When a trader spots a difference between a cryptocurrency’s price action and a technical indicator, it is crucial to take note, as it could signal a potential trading opportunity. This difference is termed as divergence in crypto trading, and there are two types of divergence: bearish and bullish. Bearish divergence suggests a potential downward trend, while bullish divergence indicates a possible upward movement. Now, let’s dive into understanding how to navigate and make excellent trading decisions based on these divergences in cryptocurrency trading. Ready?
Any discussion about divergence in crypto should start with exploring the concept of price momentum.
Price momentum signifies the speed and strength of a cryptocurrency’s price movement. Traders analyse the direction and intensity of price changes, focusing on the length of short-term price swings to measure momentum. Strong momentum is characterised by steep slopes and long swings, while weak momentum shows shallow slopes and short swings.
Traders usually use indicators to analyse momentum. These indicators enable a clearer comparison of indicator swings to price swings.
Momentum indicators, like the Relative Strength Index (RSI), Stochastics, and Rate of Change (ROC), are technical analysis tools which assist crypto traders in quantifying the strength and speed of a crypto’s price changes. For instance, RSI measures overbought or oversold conditions, Stochastics identifies potential trend reversals, and ROC measures the percentage change in price over a specified period.
Divergence in crypto trading occurs when the price of a cryptocurrency moves opposite to a momentum indicator. The divergence naturally suggests a potential shift in market momentum, and often hints at an upcoming price retracement.
In simpler terms, the divergence is a heads-up that the crypto’s current momentum might be fading, opening a window for traders to anticipate and adapt to potential market changes.
Divergence in crypto trading comes in three main types: bullish, bearish and hidden.
Identifying price action divergence, whether bullish or bearish, involves a step-by-step process.
This signals a potential reversal as the downward momentum weakens, suggesting an upcoming upward shift.
Also Read: How to Trade Cryptocurrencies? A Step-by-Step Guide to Buying and Selling Crypto
Here are the five prime strategies to trade analysing Price Action Divergence:
Implement trendlines to validate price action divergence.
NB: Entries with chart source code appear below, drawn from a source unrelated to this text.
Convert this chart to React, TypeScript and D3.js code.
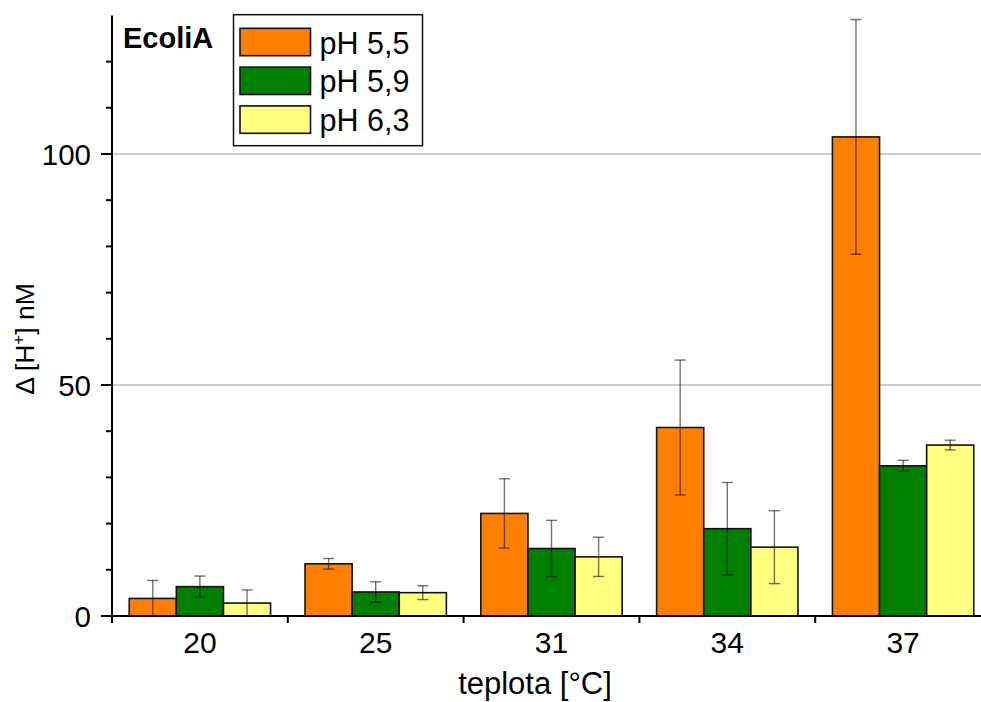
import React from "react";
import * as d3 from "d3";

const categories = ["20", "25", "31", "34", "37"];
const seriesNames = ["pH 5,5", "pH 5,9", "pH 6,3"];
const colors = ["#FF8000", "#007F00", "#FFFF80"];
const valuesPH55 = [3.8, 11.3, 22.2, 40.8, 103.7];
const valuesPH59 = [6.35, 5.2, 14.6, 18.9, 32.5];
const valuesPH63 = [2.8, 5.05, 12.8, 14.9, 37.0];
const errPH55 = [3.9, 1.15, 7.5, 14.6, 25.4];
const errPH59 = [2.3, 2.2, 6.1, 10.0, 1.2];
const errPH63 = [2.85, 1.5, 4.25, 7.9, 1.05];
const yMajorTicks = [0, 50, 100];
const yMinorTicks = [10, 20, 30, 40, 60, 70, 80, 90, 110, 120];
const gridValues = [50, 100];

const W = 981;
const H = 702;
const left = 112;
const right = 991;
const bottom = 616;
const top = 15.4;

export default function App() {
  const values = [valuesPH55, valuesPH59, valuesPH63];
  const errs = [errPH55, errPH59, errPH63];
  const x0 = d3.scaleBand<string>().domain(categories).range([left, right]).padding(0);
  const step = x0.bandwidth();
  const x1 = d3
    .scaleBand<string>()
    .domain(seriesNames)
    .range([step * 0.098, step * 0.902])
    .padding(0);
  const y = d3.scaleLinear().domain([0, 130]).range([bottom, top]);
  const font = "'Liberation Sans', Arial, sans-serif";
  const capW = 5.5;

  return (
    <svg
      width={W}
      height={H}
      style={{ position: "absolute", left: 0, top: 0, background: "#fff" }}
      fontFamily={font}
    >
      <rect x={0} y={0} width={W} height={H} fill="#fff" />
      {/* grid */}
      {gridValues.map((g) => (
        <line key={g} x1={left} x2={W} y1={y(g)} y2={y(g)} stroke="#bdbdbd" strokeWidth={1.3} />
      ))}
      {/* bars */}
      {categories.map((c, ci) =>
        seriesNames.map((s, si) => {
          const bx = (x0(c) as number) + (x1(s) as number);
          const v = values[si][ci];
          return (
            <rect
              key={c + s}
              x={bx}
              y={y(v)}
              width={x1.bandwidth()}
              height={bottom - y(v)}
              fill={colors[si]}
              stroke="#111"
              strokeWidth={1.6}
            />
          );
        })
      )}
      {/* error bars */}
      {categories.map((c, ci) =>
        seriesNames.map((s, si) => {
          const cx = (x0(c) as number) + (x1(s) as number) + x1.bandwidth() / 2;
          const v = values[si][ci];
          const e = errs[si][ci];
          const yt = y(v + e);
          const yb = y(Math.max(0, v - e));
          return (
            <g key={"e" + c + s} stroke="rgba(0,0,0,0.55)" strokeWidth={1.4}>
              <line x1={cx} x2={cx} y1={yt} y2={yb} />
              <line x1={cx - capW} x2={cx + capW} y1={yt} y2={yt} />
              <line x1={cx - capW} x2={cx + capW} y1={yb} y2={yb} />
            </g>
          );
        })
      )}
      {/* y axis */}
      <line x1={left} x2={left} y1={top} y2={bottom + 7} stroke="#000" strokeWidth={2} />
      {yMajorTicks.map((t) => (
        <g key={"ym" + t}>
          <line x1={left - 11} x2={left} y1={y(t)} y2={y(t)} stroke="#000" strokeWidth={2} />
          <text x={91} y={y(t)} dy="0.36em" textAnchor="end" fontSize={29.5} fill="#000">
            {t}
          </text>
        </g>
      ))}
      {yMinorTicks.map((t) => (
        <line key={"yn" + t} x1={left - 6} x2={left} y1={y(t)} y2={y(t)} stroke="#000" strokeWidth={2} />
      ))}
      {/* x axis */}
      <line x1={left} x2={W} y1={bottom} y2={bottom} stroke="#000" strokeWidth={2} />
      {categories.map((c) => (
        <g key={"xt" + c}>
          <line
            x1={x0(c) as number}
            x2={x0(c) as number}
            y1={bottom}
            y2={bottom + 7}
            stroke="#000"
            strokeWidth={2}
          />
          <text
            x={(x0(c) as number) + step / 2}
            y={653}
            textAnchor="middle"
            fontSize={30}
            fill="#000"
          >
            {c}
          </text>
        </g>
      ))}
      {/* axis titles */}
      <text x={535} y={694} textAnchor="middle" fontSize={31} fill="#000">
        teplota [°C]
      </text>
      <text
        transform={`translate(34,339) rotate(-90)`}
        textAnchor="middle"
        fontSize={26.5}
        fill="#000"
      >
        Δ [H<tspan dy={-10} fontSize={17}>+</tspan>
        <tspan dy={10}>] nM</tspan>
      </text>
      {/* label */}
      <text x={123} y={47.5} fontSize={29} fontWeight="bold" fill="#000">
        EcoliA
      </text>
      {/* legend */}
      <rect x={233.5} y={14.7} width={189} height={131} fill="#fff" stroke="#111" strokeWidth={1.5} />
      {seriesNames.map((s, i) => (
        <g key={"lg" + s}>
          <rect
            x={240}
            y={28.3 + i * 38.8}
            width={70.5}
            height={27.4}
            fill={colors[i]}
            stroke="#111"
            strokeWidth={1.6}
          />
          <text x={319.5} y={53.5 + i * 38.6} fontSize={30.5} fill="#000">
            {s}
          </text>
        </g>
      ))}
    </svg>
  );
}
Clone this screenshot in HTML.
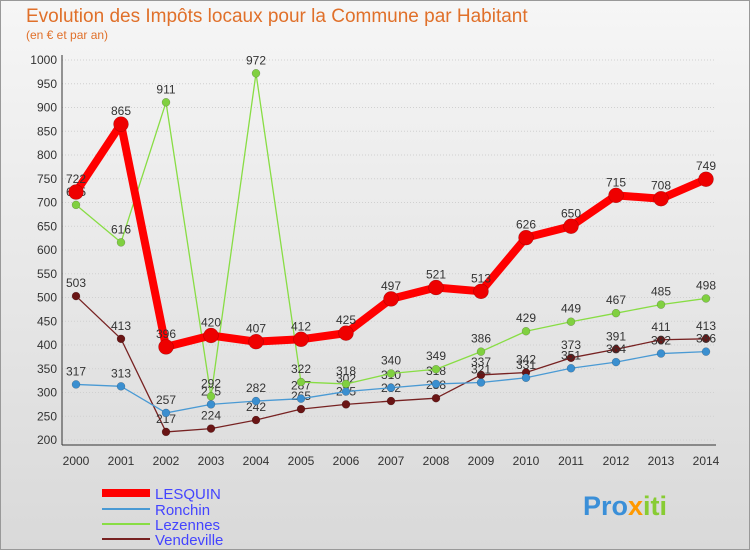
<!DOCTYPE html>
<html><head><meta charset="utf-8"><style>
body{margin:0;width:750px;height:550px;overflow:hidden;font-family:"Liberation Sans",sans-serif}
svg{display:block}
</style></head><body>
<svg id="c" width="750" height="550" xmlns="http://www.w3.org/2000/svg">
<defs><linearGradient id="bg" x1="0" y1="0" x2="0" y2="1"><stop offset="0" stop-color="#f6f6f6"/><stop offset="1" stop-color="#d9d9d9"/></linearGradient></defs>
<rect x="0.5" y="0.5" width="749" height="549" fill="url(#bg)" stroke="#999"/>
<text x="26" y="22" font-size="19" fill="#e0702a">Evolution des Impôts locaux pour la Commune par Habitant</text>
<text x="26" y="39" font-size="12" fill="#e0702a">(en € et par an)</text>
<g id="axes"></g><g id="series"></g>
<g font-size="15">
<line x1="102" y1="493" x2="150" y2="493" stroke="#ff0000" stroke-width="8"/>
<text x="155" y="499" fill="#4444ff">LESQUIN</text>
<line x1="102" y1="509" x2="150" y2="509" stroke="#4a9ad4" stroke-width="2"/>
<text x="155" y="515" fill="#4444ff">Ronchin</text>
<line x1="102" y1="524" x2="150" y2="524" stroke="#88dd44" stroke-width="2"/>
<text x="155" y="530" fill="#4444ff">Lezennes</text>
<line x1="102" y1="539" x2="150" y2="539" stroke="#772222" stroke-width="2"/>
<text x="155" y="545" fill="#4444ff">Vendeville</text>
</g>
<text x="583" y="515" font-size="27" font-weight="bold"><tspan fill="#3a8fd8">Pro</tspan><tspan fill="#ff9900">x</tspan><tspan fill="#88cc33">iti</tspan></text>
</svg>
<script>
const years=[2000,2001,2002,2003,2004,2005,2006,2007,2008,2009,2010,2011,2012,2013,2014];
const lesquin=[722,865,396,420,407,412,425,497,521,513,626,650,715,708,749];
const ronchin=[317,313,257,275,282,287,302,310,318,321,331,351,364,382,386];
const lezennes=[695,616,911,292,972,322,318,340,349,386,429,449,467,485,498];
const vendeville=[503,413,217,224,242,265,275,282,288,337,342,373,391,411,413];
const yTicks=[200,250,300,350,400,450,500,550,600,650,700,750,800,850,900,950,1000];
const NS="http://www.w3.org/2000/svg";
const X=i=>76+i*45, Y=v=>440-(v-200)*0.475;
function mk(t,a,p){const e=document.createElementNS(NS,t);for(const k in a)e.setAttribute(k,a[k]);p.appendChild(e);return e;}
const ax=document.getElementById('axes'), sr=document.getElementById('series');
yTicks.forEach(v=>{
 const l=mk('line',{x1:62,x2:716,y1:Y(v),y2:Y(v),stroke:'#d0d0d0','stroke-dasharray':'1,2'},ax);
 
 
 const t=mk('text',{x:57,y:Y(v)+4,'text-anchor':'end','font-size':12,fill:'#333'},ax);t.textContent=v;
 
 
});
const ya=mk('line',{x1:62,x2:62,y1:55,y2:445,stroke:'#333'},ax);


const xa=mk('line',{x1:62,x2:716,y1:445,y2:445,stroke:'#333'},ax);


years.forEach((y,i)=>{
 const t=mk('text',{x:X(i),y:465,'text-anchor':'middle','font-size':12,fill:'#333'},ax);t.textContent=y;
 
 
});
function series(name,data,color,w,r,dot){
 const g=mk('g',{},sr);
 
 
 const pl=mk('polyline',{points:data.map((v,i)=>X(i)+','+Y(v)).join(' '),fill:'none',stroke:color,'stroke-width':w,'stroke-linejoin':'round'},g);
 
 
 data.forEach((v,i)=>{
  const c=mk('circle',{cx:X(i),cy:Y(v),r:r,fill:dot,stroke:'rgba(0,0,0,0.3)','stroke-width':0.5},g);
  
  
  const t=mk('text',{x:X(i),y:Y(v)-9,'text-anchor':'middle','font-size':12,fill:'#333'},g);t.textContent=v;
  
  
 });
}
series('vendeville',vendeville,'#772222',1.3,4,'#6a1515');
series('ronchin',ronchin,'#4a9ad4',1.3,4,'#3a8fd0');
series('lezennes',lezennes,'#88dd44',1.3,4,'#80d040');
series('lesquin',lesquin,'#ff0000',8,7.5,'#ee0000');
</script>
</body></html>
Draw trendlines connecting successive highs or lows in price movements. Confirm divergence by ensuring the trendlines align with the direction indicated by the divergence, reinforcing the reliability of the trading signal.
Employ multiple time frames for a comprehensive view of price action divergence. Identify divergence on both shorter and longer time frames to strengthen the reliability of signals. This strategy helps traders avoid false signals and enhances the overall accuracy of divergence-based trading decisions.
Merge divergence analysis with support and resistance levels for robust trading strategies. When divergence aligns with key support or resistance zones, it adds confirmation to potential trend reversals or continuations, providing traders with well-rounded insights for more effective decision-making in crypto trading.
Incorporate volume analysis to validate price action divergence. Confirm divergence signals by observing corresponding changes in trading volume. An increase in volume during a divergence enhances the signal’s reliability, indicating stronger market sentiment and increasing the probability of a successful trade. This strategy helps traders make more informed decisions by considering both price action and trading volume dynamics.
Use the MACD indicator to identify crossovers as a confirmation tool for divergence signals. When the MACD line crosses above the signal line after a bullish divergence or below the signal line following a bearish divergence, it reinforces the potential strength of the reversal or continuation indicated by the divergence.
Mastering the art of analysing price action divergence in cryptocurrency trading requires a nuanced understanding of price momentum and effective use of momentum indicators like RSI, Stochastics and ROC. Divergence, whether bullish, bearish, or hidden, serves as a crucial indicator for potential market shifts. The article outlines a step-by-step process for identifying divergence and presents five key strategies for trading based on these signals. By incorporating trendlines, multiple time frame analysis, support/resistance levels, volume confirmation, and MACD crossovers, crypto traders can enhance the reliability of their divergence-based decisions. With careful application of these strategies, cryptocurrency traders can navigate the dynamic market landscape with greater precision and confidence.